*CHALLENGE*
Restate the data below word for word. Skip any images it contains.

*RECORDED INFORMATION*

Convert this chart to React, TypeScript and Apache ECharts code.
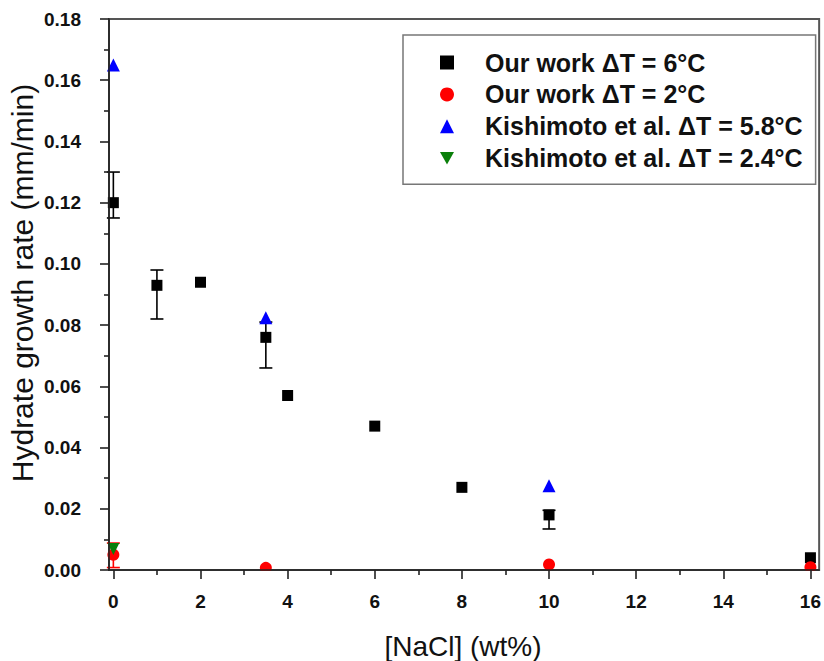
import React, { useEffect, useRef } from "react";
import * as echarts from "echarts";

// ---- data ----
const xOur6 = [0, 1, 2, 3.5, 4, 6, 8, 10, 16];
const yOur6 = [0.12, 0.093, 0.094, 0.076, 0.057, 0.047, 0.027, 0.018, 0.004];
const errLow6 = [0.115, 0.082, null, 0.066, null, null, null, 0.0134, null];
const errHigh6 = [0.13, 0.098, null, 0.081, null, null, null, 0.0195, null];

const xOur2 = [0, 3.5, 10, 16];
const yOur2 = [0.005, 0.0007, 0.0018, 0.0009];
const errLow2 = [0.0008, null, null, null];
const errHigh2 = [0.0088, null, null, null];

const xKis58 = [0, 3.5, 10];
const yKis58 = [0.165, 0.0824, 0.0275];

const xKis24 = [0];
const yKis24 = [0.0069];

const xMajorTicks = [0, 2, 4, 6, 8, 10, 12, 14, 16];
const xMinorTicks = [1, 3, 5, 7, 9, 11, 13, 15];

const seriesNames = [
  "Our work \u0394T = 6\u00B0C",
  "Our work \u0394T = 2\u00B0C",
  "Kishimoto et al. \u0394T = 5.8\u00B0C",
  "Kishimoto et al. \u0394T = 2.4\u00B0C",
];
const yTitle = "Hydrate growth rate (mm/min)";
const xTitle = "[NaCl] (wt%)";

const FONT = "'Liberation Sans', Arial, sans-serif";

function pairs(xs: number[], ys: number[]) {
  return xs.map((x, i) => [x, ys[i]]);
}
function errData(xs: number[], lo: (number | null)[], hi: (number | null)[]) {
  const out: number[][] = [];
  xs.forEach((x, i) => {
    if (lo[i] != null && hi[i] != null) out.push([x, lo[i] as number, hi[i] as number]);
  });
  return out;
}

function errorBarSeries(name: string, data: number[][], color: string) {
  return {
    type: "custom",
    name,
    data,
    z: 2,
    encode: { x: 0, y: [1, 2] },
    renderItem: (params: any, api: any) => {
      const x = api.value(0);
      const lo = api.coord([x, api.value(1)]);
      const hi = api.coord([x, api.value(2)]);
      const half = 6.5;
      const style = { stroke: color, lineWidth: 1.6 };
      return {
        type: "group",
        children: [
          { type: "line", shape: { x1: lo[0], y1: lo[1], x2: hi[0], y2: hi[1] }, style },
          { type: "line", shape: { x1: lo[0] - half, y1: lo[1], x2: lo[0] + half, y2: lo[1] }, style },
          { type: "line", shape: { x1: hi[0] - half, y1: hi[1], x2: hi[0] + half, y2: hi[1] }, style },
        ],
      };
    },
  };
}

export default function App() {
  const ref = useRef<HTMLDivElement>(null);
  useEffect(() => {
    if (!ref.current) return;
    const chart = echarts.init(ref.current, null, { renderer: "svg" });
    const downTri = "path://M0,0 L10,0 L5,9 Z";
    const option: any = {
      animation: false,
      backgroundColor: "#ffffff",
      textStyle: { fontFamily: FONT },
      grid: {
        left: 109,
        right: 4,
        top: 19,
        bottom: 91,
        show: true,
        borderColor: "#555555",
        borderWidth: 2,
        backgroundColor: "transparent",
      },
      xAxis: [
        {
          type: "value",
          min: -0.1,
          max: 16.2,
          z: 10,
          splitLine: { show: false },
          axisLine: { show: true, onZero: false, lineStyle: { color: "#222", width: 1.6 } },
          axisTick: { show: true, customValues: xMajorTicks, length: 9, lineStyle: { color: "#222", width: 1.6 } },
          axisLabel: {
            customValues: xMajorTicks,
            margin: 22,
            color: "#111",
            fontWeight: "bold",
            fontSize: 19,
            fontFamily: FONT,
          },
        },
        {
          type: "value",
          min: -0.1,
          max: 16.2,
          z: 10,
          position: "bottom",
          splitLine: { show: false },
          axisLine: { show: false },
          axisTick: { show: true, customValues: xMinorTicks, length: 5, lineStyle: { color: "#222", width: 1.6 } },
          axisLabel: { show: false },
        },
      ],
      yAxis: {
        type: "value",
        min: 0,
        max: 0.18,
        interval: 0.02,
        z: 10,
        splitLine: { show: false },
        axisLine: { show: true, onZero: false, lineStyle: { color: "#222", width: 1.6 } },
        axisTick: { show: true, length: 9, lineStyle: { color: "#222", width: 1.6 } },
        minorTick: { show: true, splitNumber: 2, length: 5, lineStyle: { color: "#222", width: 1.6 } },
        minorSplitLine: { show: false },
        axisLabel: {
          margin: 28,
          color: "#111",
          fontWeight: "bold",
          fontSize: 19,
          fontFamily: FONT,
          formatter: (v: number) => v.toFixed(2),
        },
      },
      legend: {
        orient: "vertical",
        left: 403,
        top: 35,
        data: seriesNames,
        itemWidth: 14,
        itemHeight: 14,
        itemGap: 6.9,
        padding: [15, 13, 13.5, 37],
        borderColor: "#777",
        borderWidth: 1.5,
        backgroundColor: "#fff",
        textStyle: {
          fontSize: 25,
          fontWeight: "bold",
          color: "#111",
          fontFamily: FONT,
          padding: [0, 0, 0, 26],
        },
      },
      graphic: [
        {
          type: "rect",
          z: 5,
          silent: true,
          shape: { x: 100, y: 571, width: 724, height: 20 },
          style: { fill: "#ffffff" },
        },
        {
          type: "text",
          x: 22,
          y: 283,
          rotation: Math.PI / 2,
          style: {
            text: yTitle,
            font: `30px ${FONT}`,
            fill: "#111",
            align: "center",
            verticalAlign: "middle",
          },
        },
        {
          type: "text",
          x: 463,
          y: 646,
          style: {
            text: xTitle,
            font: `28px ${FONT}`,
            fill: "#111",
            align: "center",
            verticalAlign: "middle",
          },
        },
      ],
      series: [
        errorBarSeries("err6", errData(xOur6, errLow6, errHigh6), "#000000"),
        {
          type: "scatter",
          name: seriesNames[0],
          data: pairs(xOur6, yOur6),
          symbol: "rect",
          symbolSize: 11,
          itemStyle: { color: "#000000", opacity: 1 },
          z: 3,
        },
        errorBarSeries("err2", errData(xOur2, errLow2, errHigh2), "#ff0000"),
        {
          type: "scatter",
          name: seriesNames[1],
          data: pairs(xOur2, yOur2),
          symbol: "circle",
          symbolSize: 12,
          itemStyle: { color: "#ff0000", opacity: 1 },
          z: 3,
        },
        {
          type: "scatter",
          name: seriesNames[2],
          data: pairs(xKis58, yKis58),
          symbol: "triangle",
          symbolSize: 13,
          itemStyle: { color: "#0000ff", opacity: 1 },
          z: 3,
        },
        {
          type: "scatter",
          name: seriesNames[3],
          data: pairs(xKis24, yKis24),
          symbol: downTri,
          symbolSize: 12,
          itemStyle: { color: "#0a7f0a", opacity: 1 },
          z: 3,
        },
      ],
    };
    chart.setOption(option);
    return () => chart.dispose();
  }, []);
  return <div ref={ref} style={{ width: 824, height: 661, position: "absolute", left: 0, top: 0 }} />;
}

*EXERCISE SOLUTION*
Convert this chart to React, TypeScript and Apache ECharts code.
import React, { useEffect, useRef } from "react";
import * as echarts from "echarts";

// ---- data ----
const xOur6 = [0, 1, 2, 3.5, 4, 6, 8, 10, 16];
const yOur6 = [0.12, 0.093, 0.094, 0.076, 0.057, 0.047, 0.027, 0.018, 0.004];
const errLow6 = [0.115, 0.082, null, 0.066, null, null, null, 0.0134, null];
const errHigh6 = [0.13, 0.098, null, 0.081, null, null, null, 0.0195, null];

const xOur2 = [0, 3.5, 10, 16];
const yOur2 = [0.005, 0.0007, 0.0018, 0.0009];
const errLow2 = [0.0008, null, null, null];
const errHigh2 = [0.0088, null, null, null];

const xKis58 = [0, 3.5, 10];
const yKis58 = [0.165, 0.0824, 0.0275];

const xKis24 = [0];
const yKis24 = [0.0069];

const xMajorTicks = [0, 2, 4, 6, 8, 10, 12, 14, 16];
const xMinorTicks = [1, 3, 5, 7, 9, 11, 13, 15];

const seriesNames = [
  "Our work \u0394T = 6\u00B0C",
  "Our work \u0394T = 2\u00B0C",
  "Kishimoto et al. \u0394T = 5.8\u00B0C",
  "Kishimoto et al. \u0394T = 2.4\u00B0C",
];
const yTitle = "Hydrate growth rate (mm/min)";
const xTitle = "[NaCl] (wt%)";

const FONT = "'Liberation Sans', Arial, sans-serif";

function pairs(xs: number[], ys: number[]) {
  return xs.map((x, i) => [x, ys[i]]);
}
function errData(xs: number[], lo: (number | null)[], hi: (number | null)[]) {
  const out: number[][] = [];
  xs.forEach((x, i) => {
    if (lo[i] != null && hi[i] != null) out.push([x, lo[i] as number, hi[i] as number]);
  });
  return out;
}

function errorBarSeries(name: string, data: number[][], color: string) {
  return {
    type: "custom",
    name,
    data,
    z: 2,
    encode: { x: 0, y: [1, 2] },
    renderItem: (params: any, api: any) => {
      const x = api.value(0);
      const lo = api.coord([x, api.value(1)]);
      const hi = api.coord([x, api.value(2)]);
      const half = 6.5;
      const style = { stroke: color, lineWidth: 1.6 };
      return {
        type: "group",
        children: [
          { type: "line", shape: { x1: lo[0], y1: lo[1], x2: hi[0], y2: hi[1] }, style },
          { type: "line", shape: { x1: lo[0] - half, y1: lo[1], x2: lo[0] + half, y2: lo[1] }, style },
          { type: "line", shape: { x1: hi[0] - half, y1: hi[1], x2: hi[0] + half, y2: hi[1] }, style },
        ],
      };
    },
  };
}

export default function App() {
  const ref = useRef<HTMLDivElement>(null);
  useEffect(() => {
    if (!ref.current) return;
    const chart = echarts.init(ref.current, null, { renderer: "svg" });
    const downTri = "path://M0,0 L10,0 L5,9 Z";
    const option: any = {
      animation: false,
      backgroundColor: "#ffffff",
      textStyle: { fontFamily: FONT },
      grid: {
        left: 109,
        right: 4,
        top: 19,
        bottom: 91,
        show: true,
        borderColor: "#555555",
        borderWidth: 2,
        backgroundColor: "transparent",
      },
      xAxis: [
        {
          type: "value",
          min: -0.1,
          max: 16.2,
          z: 10,
          splitLine: { show: false },
          axisLine: { show: true, onZero: false, lineStyle: { color: "#222", width: 1.6 } },
          axisTick: { show: true, customValues: xMajorTicks, length: 9, lineStyle: { color: "#222", width: 1.6 } },
          axisLabel: {
            customValues: xMajorTicks,
            margin: 22,
            color: "#111",
            fontWeight: "bold",
            fontSize: 19,
            fontFamily: FONT,
          },
        },
        {
          type: "value",
          min: -0.1,
          max: 16.2,
          z: 10,
          position: "bottom",
          splitLine: { show: false },
          axisLine: { show: false },
          axisTick: { show: true, customValues: xMinorTicks, length: 5, lineStyle: { color: "#222", width: 1.6 } },
          axisLabel: { show: false },
        },
      ],
      yAxis: {
        type: "value",
        min: 0,
        max: 0.18,
        interval: 0.02,
        z: 10,
        splitLine: { show: false },
        axisLine: { show: true, onZero: false, lineStyle: { color: "#222", width: 1.6 } },
        axisTick: { show: true, length: 9, lineStyle: { color: "#222", width: 1.6 } },
        minorTick: { show: true, splitNumber: 2, length: 5, lineStyle: { color: "#222", width: 1.6 } },
        minorSplitLine: { show: false },
        axisLabel: {
          margin: 28,
          color: "#111",
          fontWeight: "bold",
          fontSize: 19,
          fontFamily: FONT,
          formatter: (v: number) => v.toFixed(2),
        },
      },
      legend: {
        orient: "vertical",
        left: 403,
        top: 35,
        data: seriesNames,
        itemWidth: 14,
        itemHeight: 14,
        itemGap: 6.9,
        padding: [15, 13, 13.5, 37],
        borderColor: "#777",
        borderWidth: 1.5,
        backgroundColor: "#fff",
        textStyle: {
          fontSize: 25,
          fontWeight: "bold",
          color: "#111",
          fontFamily: FONT,
          padding: [0, 0, 0, 26],
        },
      },
      graphic: [
        {
          type: "rect",
          z: 5,
          silent: true,
          shape: { x: 100, y: 571, width: 724, height: 20 },
          style: { fill: "#ffffff" },
        },
        {
          type: "text",
          x: 22,
          y: 283,
          rotation: Math.PI / 2,
          style: {
            text: yTitle,
            font: `30px ${FONT}`,
            fill: "#111",
            align: "center",
            verticalAlign: "middle",
          },
        },
        {
          type: "text",
          x: 463,
          y: 646,
          style: {
            text: xTitle,
            font: `28px ${FONT}`,
            fill: "#111",
            align: "center",
            verticalAlign: "middle",
          },
        },
      ],
      series: [
        errorBarSeries("err6", errData(xOur6, errLow6, errHigh6), "#000000"),
        {
          type: "scatter",
          name: seriesNames[0],
          data: pairs(xOur6, yOur6),
          symbol: "rect",
          symbolSize: 11,
          itemStyle: { color: "#000000", opacity: 1 },
          z: 3,
        },
        errorBarSeries("err2", errData(xOur2, errLow2, errHigh2), "#ff0000"),
        {
          type: "scatter",
          name: seriesNames[1],
          data: pairs(xOur2, yOur2),
          symbol: "circle",
          symbolSize: 12,
          itemStyle: { color: "#ff0000", opacity: 1 },
          z: 3,
        },
        {
          type: "scatter",
          name: seriesNames[2],
          data: pairs(xKis58, yKis58),
          symbol: "triangle",
          symbolSize: 13,
          itemStyle: { color: "#0000ff", opacity: 1 },
          z: 3,
        },
        {
          type: "scatter",
          name: seriesNames[3],
          data: pairs(xKis24, yKis24),
          symbol: downTri,
          symbolSize: 12,
          itemStyle: { color: "#0a7f0a", opacity: 1 },
          z: 3,
        },
      ],
    };
    chart.setOption(option);
    return () => chart.dispose();
  }, []);
  return <div ref={ref} style={{ width: 824, height: 661, position: "absolute", left: 0, top: 0 }} />;
}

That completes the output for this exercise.